Figure scripts
>>
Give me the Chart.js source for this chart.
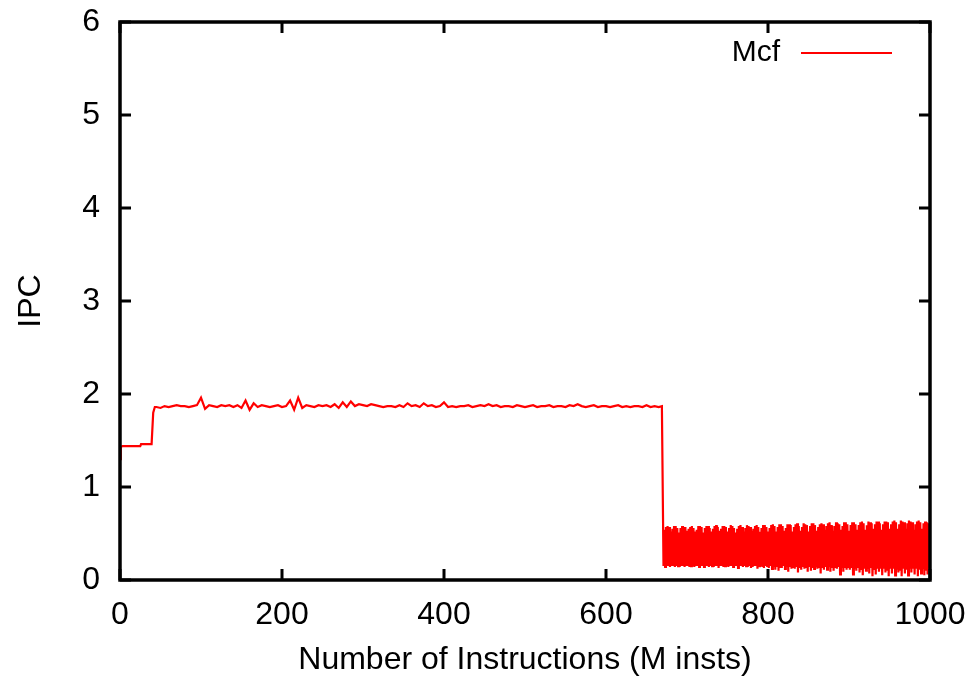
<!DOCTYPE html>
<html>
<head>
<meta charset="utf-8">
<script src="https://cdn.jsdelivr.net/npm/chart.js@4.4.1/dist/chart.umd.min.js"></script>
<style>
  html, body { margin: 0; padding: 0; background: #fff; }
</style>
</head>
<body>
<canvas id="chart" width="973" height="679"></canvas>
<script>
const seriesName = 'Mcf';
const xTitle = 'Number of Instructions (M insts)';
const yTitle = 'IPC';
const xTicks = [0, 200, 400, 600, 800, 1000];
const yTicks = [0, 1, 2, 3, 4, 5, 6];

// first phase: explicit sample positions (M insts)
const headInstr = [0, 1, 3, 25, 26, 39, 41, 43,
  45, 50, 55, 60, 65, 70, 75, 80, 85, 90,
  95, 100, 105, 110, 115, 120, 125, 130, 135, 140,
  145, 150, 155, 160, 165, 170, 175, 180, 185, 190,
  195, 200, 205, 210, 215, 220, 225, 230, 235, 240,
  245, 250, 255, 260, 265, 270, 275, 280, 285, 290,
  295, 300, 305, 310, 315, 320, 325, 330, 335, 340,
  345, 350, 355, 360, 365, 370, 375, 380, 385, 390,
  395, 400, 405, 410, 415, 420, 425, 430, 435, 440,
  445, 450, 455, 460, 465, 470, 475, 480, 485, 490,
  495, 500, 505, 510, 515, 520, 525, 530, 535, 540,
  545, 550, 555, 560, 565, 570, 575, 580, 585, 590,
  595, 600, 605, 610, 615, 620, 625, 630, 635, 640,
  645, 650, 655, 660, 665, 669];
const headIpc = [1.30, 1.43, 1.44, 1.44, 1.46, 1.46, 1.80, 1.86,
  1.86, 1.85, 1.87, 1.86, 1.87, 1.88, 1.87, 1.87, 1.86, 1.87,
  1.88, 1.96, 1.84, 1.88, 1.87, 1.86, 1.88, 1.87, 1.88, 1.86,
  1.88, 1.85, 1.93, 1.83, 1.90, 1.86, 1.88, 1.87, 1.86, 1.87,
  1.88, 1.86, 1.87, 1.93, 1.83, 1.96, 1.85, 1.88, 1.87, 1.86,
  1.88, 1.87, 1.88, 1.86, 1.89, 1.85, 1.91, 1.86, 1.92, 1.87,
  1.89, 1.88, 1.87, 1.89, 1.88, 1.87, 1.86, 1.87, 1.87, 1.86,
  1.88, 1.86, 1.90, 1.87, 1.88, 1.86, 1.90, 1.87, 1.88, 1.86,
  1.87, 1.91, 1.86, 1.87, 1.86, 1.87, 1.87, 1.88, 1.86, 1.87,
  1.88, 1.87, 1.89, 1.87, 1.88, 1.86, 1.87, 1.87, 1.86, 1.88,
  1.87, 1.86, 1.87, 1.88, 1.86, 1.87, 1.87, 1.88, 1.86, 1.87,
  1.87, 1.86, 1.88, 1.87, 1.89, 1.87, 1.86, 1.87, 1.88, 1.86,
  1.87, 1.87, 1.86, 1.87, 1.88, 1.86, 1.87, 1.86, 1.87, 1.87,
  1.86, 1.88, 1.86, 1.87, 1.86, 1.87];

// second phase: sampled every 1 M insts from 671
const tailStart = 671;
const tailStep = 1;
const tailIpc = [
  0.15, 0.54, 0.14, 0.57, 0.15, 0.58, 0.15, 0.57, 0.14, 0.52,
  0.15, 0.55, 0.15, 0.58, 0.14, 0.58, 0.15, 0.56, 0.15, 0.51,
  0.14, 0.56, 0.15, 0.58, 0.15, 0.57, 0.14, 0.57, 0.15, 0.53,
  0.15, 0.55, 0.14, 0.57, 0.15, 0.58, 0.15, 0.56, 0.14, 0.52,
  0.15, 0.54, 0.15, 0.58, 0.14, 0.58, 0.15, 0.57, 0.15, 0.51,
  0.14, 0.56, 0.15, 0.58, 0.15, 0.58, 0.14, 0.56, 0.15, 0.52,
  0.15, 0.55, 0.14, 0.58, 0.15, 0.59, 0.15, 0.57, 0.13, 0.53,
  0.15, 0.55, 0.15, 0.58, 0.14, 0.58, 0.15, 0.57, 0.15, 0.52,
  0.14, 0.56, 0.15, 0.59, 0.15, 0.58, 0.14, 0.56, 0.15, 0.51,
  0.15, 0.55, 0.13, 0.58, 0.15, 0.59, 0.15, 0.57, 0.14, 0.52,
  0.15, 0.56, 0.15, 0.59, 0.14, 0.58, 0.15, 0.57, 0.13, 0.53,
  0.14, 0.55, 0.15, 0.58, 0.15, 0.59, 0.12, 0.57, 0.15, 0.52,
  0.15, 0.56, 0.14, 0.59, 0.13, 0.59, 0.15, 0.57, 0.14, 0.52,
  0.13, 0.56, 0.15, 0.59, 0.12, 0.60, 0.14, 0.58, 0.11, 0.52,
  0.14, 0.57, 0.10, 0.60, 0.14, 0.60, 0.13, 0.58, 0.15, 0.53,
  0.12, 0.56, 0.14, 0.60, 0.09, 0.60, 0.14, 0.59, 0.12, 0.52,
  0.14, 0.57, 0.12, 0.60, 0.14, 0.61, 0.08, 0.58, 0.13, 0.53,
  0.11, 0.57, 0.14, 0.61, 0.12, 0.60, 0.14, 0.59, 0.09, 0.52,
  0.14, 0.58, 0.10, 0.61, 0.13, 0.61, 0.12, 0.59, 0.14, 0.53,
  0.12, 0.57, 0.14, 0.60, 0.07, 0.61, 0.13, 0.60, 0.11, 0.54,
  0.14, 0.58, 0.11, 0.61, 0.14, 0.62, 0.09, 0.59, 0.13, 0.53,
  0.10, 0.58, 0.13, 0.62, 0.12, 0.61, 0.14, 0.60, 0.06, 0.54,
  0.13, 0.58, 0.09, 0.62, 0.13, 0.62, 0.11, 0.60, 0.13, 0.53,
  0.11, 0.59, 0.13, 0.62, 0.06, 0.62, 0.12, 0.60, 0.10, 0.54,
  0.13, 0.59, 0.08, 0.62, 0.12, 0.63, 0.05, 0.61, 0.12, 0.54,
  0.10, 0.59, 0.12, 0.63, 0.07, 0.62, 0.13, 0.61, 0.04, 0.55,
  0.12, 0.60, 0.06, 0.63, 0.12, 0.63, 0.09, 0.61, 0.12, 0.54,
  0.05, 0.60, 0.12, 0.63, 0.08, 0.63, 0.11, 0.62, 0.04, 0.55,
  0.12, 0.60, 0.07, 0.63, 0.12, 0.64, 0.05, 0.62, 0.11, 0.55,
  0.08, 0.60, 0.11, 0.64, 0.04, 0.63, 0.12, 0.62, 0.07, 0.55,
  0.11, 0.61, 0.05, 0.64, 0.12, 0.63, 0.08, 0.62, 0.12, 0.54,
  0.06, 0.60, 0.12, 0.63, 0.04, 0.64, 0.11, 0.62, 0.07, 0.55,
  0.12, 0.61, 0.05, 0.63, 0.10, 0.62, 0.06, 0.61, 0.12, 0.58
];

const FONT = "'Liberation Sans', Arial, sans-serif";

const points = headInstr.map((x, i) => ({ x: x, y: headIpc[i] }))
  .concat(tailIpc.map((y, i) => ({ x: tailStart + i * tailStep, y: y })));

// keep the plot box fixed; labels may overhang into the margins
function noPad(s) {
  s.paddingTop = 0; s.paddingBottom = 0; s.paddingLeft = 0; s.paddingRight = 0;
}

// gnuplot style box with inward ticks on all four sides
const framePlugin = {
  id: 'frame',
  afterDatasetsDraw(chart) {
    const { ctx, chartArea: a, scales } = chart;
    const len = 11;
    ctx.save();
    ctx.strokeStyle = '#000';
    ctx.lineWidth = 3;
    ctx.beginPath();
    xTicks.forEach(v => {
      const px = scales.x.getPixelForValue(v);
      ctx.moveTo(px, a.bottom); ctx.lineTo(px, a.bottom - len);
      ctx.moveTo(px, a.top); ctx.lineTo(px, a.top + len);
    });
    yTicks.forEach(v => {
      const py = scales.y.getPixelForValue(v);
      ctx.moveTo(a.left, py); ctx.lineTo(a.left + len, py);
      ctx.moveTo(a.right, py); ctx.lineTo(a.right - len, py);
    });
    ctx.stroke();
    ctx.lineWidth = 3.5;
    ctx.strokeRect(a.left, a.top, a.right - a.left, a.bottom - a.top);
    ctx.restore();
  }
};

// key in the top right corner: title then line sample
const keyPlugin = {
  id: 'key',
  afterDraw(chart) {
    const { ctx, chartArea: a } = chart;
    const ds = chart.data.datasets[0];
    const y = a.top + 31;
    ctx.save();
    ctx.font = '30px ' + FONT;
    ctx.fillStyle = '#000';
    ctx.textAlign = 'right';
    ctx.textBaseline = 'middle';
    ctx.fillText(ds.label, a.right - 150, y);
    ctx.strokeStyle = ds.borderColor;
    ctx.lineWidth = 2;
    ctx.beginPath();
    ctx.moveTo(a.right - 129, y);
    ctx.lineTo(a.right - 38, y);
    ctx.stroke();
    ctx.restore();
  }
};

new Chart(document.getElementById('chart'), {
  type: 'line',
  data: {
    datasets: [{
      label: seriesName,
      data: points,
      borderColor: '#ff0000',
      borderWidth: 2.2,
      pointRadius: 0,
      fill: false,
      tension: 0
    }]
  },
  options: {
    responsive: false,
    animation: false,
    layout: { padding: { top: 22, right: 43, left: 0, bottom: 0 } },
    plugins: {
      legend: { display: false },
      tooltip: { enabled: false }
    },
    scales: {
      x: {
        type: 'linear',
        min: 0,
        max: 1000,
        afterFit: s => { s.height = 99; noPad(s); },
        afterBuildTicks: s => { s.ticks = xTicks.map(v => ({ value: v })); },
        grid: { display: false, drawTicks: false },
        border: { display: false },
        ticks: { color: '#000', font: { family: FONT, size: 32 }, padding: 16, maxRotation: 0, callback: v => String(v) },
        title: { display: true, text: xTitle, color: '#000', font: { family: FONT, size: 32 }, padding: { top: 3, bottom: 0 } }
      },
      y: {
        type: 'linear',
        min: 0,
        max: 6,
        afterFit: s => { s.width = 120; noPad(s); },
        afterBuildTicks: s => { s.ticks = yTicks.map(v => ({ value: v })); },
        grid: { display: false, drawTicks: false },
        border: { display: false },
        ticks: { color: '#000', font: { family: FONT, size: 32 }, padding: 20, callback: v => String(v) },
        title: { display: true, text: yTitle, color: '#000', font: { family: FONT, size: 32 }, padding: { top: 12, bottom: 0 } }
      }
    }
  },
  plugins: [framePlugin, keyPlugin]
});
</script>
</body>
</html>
<<
>>
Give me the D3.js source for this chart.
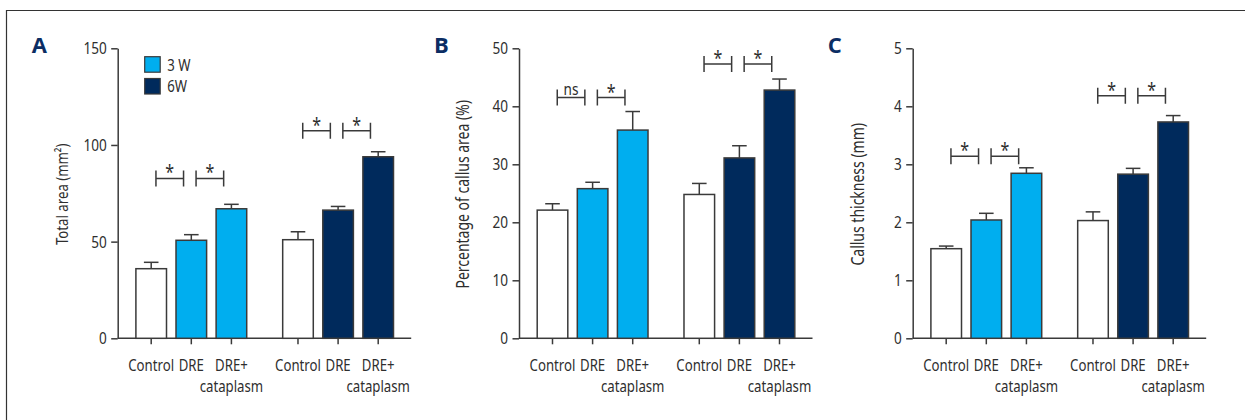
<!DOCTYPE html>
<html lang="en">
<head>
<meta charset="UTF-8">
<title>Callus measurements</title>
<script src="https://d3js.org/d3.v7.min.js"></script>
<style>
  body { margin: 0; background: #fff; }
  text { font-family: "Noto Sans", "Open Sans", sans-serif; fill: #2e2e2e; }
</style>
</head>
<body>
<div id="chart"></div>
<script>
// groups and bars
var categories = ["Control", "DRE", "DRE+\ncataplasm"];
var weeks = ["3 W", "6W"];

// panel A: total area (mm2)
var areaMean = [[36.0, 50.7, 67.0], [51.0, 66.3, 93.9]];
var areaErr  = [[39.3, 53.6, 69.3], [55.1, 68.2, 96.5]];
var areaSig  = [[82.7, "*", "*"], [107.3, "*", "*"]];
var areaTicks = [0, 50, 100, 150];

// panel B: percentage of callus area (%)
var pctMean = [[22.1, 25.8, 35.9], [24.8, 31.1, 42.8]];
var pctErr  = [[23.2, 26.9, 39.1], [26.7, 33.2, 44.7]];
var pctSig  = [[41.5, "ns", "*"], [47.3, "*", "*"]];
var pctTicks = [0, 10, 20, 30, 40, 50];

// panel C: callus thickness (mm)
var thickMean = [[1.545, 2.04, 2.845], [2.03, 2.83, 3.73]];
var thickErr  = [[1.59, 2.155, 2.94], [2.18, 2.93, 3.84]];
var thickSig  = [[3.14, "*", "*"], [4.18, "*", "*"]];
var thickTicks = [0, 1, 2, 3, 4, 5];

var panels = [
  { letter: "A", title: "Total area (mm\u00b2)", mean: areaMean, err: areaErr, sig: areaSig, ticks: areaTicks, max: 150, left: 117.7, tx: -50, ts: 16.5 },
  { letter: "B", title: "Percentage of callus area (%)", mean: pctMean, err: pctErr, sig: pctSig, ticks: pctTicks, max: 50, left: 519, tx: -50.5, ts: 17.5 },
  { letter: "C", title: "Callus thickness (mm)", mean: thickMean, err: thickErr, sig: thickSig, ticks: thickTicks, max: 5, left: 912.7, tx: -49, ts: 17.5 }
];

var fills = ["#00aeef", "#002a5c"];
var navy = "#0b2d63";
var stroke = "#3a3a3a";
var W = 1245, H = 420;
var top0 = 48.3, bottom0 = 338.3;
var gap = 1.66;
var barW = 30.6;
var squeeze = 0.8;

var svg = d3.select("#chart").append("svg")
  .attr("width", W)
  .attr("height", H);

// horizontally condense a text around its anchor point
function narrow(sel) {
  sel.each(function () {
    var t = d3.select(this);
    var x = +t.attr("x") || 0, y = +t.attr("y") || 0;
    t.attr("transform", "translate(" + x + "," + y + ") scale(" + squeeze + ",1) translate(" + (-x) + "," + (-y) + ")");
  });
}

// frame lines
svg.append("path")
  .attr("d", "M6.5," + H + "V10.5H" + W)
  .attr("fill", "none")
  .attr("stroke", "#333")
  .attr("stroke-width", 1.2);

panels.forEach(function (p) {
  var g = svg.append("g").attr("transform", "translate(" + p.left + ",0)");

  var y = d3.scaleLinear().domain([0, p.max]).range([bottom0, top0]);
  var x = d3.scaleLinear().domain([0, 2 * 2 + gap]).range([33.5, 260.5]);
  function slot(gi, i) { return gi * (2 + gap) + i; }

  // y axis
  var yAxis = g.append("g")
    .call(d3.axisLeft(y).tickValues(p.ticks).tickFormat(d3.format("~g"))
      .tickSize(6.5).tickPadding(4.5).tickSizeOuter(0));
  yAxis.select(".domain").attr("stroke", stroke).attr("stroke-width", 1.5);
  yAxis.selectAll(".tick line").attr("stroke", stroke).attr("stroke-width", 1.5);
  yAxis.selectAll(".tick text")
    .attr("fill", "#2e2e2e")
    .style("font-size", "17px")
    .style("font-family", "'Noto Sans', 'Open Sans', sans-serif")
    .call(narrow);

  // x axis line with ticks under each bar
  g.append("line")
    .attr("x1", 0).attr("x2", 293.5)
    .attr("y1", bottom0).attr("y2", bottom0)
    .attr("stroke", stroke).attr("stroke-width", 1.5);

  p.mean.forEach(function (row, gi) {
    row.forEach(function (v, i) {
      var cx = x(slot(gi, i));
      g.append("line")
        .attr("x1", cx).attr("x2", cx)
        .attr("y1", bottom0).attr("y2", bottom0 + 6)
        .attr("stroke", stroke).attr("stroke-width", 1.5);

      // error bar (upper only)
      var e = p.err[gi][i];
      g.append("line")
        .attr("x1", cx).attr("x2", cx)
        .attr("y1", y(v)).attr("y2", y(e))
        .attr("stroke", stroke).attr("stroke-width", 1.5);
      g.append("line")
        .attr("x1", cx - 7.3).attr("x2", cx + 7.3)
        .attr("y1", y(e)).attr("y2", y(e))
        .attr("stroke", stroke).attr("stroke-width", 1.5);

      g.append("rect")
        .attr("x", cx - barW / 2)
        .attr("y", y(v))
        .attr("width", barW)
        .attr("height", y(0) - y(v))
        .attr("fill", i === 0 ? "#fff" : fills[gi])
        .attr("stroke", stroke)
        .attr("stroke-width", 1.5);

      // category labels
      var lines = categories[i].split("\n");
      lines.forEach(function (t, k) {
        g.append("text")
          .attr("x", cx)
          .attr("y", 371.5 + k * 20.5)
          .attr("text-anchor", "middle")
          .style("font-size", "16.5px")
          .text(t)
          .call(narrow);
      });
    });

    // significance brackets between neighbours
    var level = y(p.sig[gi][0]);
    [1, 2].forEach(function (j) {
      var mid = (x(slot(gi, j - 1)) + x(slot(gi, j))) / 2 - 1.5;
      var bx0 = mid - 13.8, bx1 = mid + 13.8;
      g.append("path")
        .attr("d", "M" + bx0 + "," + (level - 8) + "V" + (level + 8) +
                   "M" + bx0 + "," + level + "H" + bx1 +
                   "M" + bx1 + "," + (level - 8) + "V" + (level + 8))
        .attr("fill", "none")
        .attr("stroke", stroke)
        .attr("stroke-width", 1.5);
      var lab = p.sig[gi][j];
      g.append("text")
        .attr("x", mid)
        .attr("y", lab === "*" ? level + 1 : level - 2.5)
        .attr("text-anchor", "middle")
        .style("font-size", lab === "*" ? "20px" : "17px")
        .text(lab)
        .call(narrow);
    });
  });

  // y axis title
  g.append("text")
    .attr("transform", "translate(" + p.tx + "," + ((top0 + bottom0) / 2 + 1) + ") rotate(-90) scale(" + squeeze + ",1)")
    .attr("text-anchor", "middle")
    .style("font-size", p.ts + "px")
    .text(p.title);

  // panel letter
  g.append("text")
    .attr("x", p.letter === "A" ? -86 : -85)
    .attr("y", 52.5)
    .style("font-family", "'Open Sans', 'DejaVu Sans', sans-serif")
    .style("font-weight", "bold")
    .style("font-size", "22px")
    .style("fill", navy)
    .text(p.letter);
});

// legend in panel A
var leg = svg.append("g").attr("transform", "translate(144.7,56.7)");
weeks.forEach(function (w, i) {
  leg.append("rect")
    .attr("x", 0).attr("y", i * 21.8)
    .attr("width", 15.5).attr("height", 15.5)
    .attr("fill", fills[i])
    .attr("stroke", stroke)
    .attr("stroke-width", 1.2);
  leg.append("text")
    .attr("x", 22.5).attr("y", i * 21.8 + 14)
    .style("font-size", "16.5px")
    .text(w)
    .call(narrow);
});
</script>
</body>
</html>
<<
>>
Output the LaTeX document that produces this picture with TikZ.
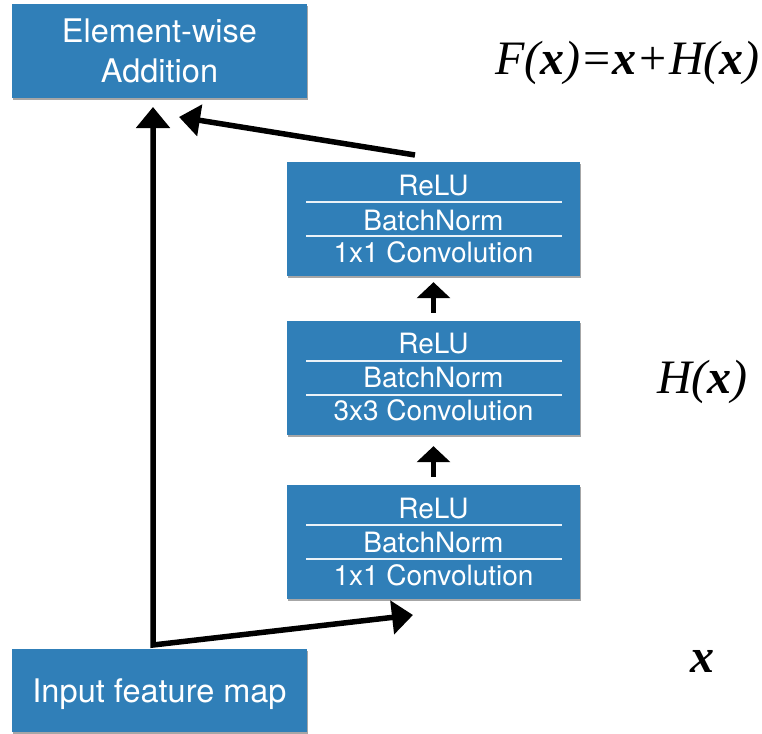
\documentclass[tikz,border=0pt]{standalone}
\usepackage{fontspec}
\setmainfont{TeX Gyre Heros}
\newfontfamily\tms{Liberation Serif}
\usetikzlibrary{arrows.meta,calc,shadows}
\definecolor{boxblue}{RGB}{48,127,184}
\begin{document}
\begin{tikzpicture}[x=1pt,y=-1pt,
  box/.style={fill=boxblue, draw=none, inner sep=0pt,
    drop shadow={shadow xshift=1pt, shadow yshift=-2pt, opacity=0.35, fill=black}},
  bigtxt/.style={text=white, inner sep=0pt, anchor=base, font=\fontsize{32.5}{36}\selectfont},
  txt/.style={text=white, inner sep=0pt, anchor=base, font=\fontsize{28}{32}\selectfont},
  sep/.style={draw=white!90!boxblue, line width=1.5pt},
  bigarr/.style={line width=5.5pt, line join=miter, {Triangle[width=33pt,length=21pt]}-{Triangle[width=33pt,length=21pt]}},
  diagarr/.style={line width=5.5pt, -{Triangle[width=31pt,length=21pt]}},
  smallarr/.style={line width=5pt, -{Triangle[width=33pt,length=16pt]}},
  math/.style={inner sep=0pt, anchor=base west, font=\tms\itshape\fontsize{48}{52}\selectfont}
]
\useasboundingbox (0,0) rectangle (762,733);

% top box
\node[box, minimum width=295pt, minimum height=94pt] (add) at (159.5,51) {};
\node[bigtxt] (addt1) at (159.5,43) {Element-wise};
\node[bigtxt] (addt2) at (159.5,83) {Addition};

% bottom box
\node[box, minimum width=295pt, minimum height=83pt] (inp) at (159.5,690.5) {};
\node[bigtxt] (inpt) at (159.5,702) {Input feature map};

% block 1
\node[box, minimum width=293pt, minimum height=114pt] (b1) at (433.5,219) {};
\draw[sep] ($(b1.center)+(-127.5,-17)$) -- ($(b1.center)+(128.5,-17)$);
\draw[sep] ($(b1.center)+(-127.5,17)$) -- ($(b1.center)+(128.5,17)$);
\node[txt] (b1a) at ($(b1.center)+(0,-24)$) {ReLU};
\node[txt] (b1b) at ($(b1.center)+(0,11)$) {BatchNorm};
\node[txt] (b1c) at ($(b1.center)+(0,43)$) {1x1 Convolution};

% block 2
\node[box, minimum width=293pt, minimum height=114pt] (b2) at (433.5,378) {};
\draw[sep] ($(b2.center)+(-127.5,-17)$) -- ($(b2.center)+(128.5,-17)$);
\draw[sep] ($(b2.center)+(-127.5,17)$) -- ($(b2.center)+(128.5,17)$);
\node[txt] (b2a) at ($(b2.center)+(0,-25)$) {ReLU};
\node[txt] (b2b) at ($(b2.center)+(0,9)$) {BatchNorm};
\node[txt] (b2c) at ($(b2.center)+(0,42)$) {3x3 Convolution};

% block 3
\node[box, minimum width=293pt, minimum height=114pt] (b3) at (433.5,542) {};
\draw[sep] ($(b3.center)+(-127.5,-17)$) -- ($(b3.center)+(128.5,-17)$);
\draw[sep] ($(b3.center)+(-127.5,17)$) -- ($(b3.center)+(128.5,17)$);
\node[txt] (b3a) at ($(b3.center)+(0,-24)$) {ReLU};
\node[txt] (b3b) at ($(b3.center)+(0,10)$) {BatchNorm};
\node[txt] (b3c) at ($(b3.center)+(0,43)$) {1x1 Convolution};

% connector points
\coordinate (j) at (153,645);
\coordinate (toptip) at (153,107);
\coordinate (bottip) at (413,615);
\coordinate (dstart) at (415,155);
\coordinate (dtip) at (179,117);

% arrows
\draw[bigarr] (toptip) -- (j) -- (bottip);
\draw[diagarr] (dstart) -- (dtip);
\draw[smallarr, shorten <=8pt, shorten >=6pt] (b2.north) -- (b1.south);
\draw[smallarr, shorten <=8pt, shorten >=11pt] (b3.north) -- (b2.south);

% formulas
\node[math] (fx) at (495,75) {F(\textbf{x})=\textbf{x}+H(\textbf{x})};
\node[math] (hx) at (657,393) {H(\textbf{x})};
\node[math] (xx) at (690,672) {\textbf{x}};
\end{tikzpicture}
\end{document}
<<
§ What to work on
Go up to the line with "Give me the Chart.js source for this chart." and retype exactly from there through the line with "const yTicks = [0, 1, 2, 3, 4, 5, 6];". Leave out pictures.

§ Solution for this problem
Give me the Chart.js source for this chart.
<!DOCTYPE html>
<html>
<head>
<meta charset="utf-8">
<script src="https://cdn.jsdelivr.net/npm/chart.js@4.4.1/dist/chart.umd.min.js"></script>
<style>
  html, body { margin: 0; padding: 0; background: #fff; }
</style>
</head>
<body>
<canvas id="chart" width="973" height="679"></canvas>
<script>
const seriesName = 'Mcf';
const xTitle = 'Number of Instructions (M insts)';
const yTitle = 'IPC';
const xTicks = [0, 200, 400, 600, 800, 1000];
const yTicks = [0, 1, 2, 3, 4, 5, 6];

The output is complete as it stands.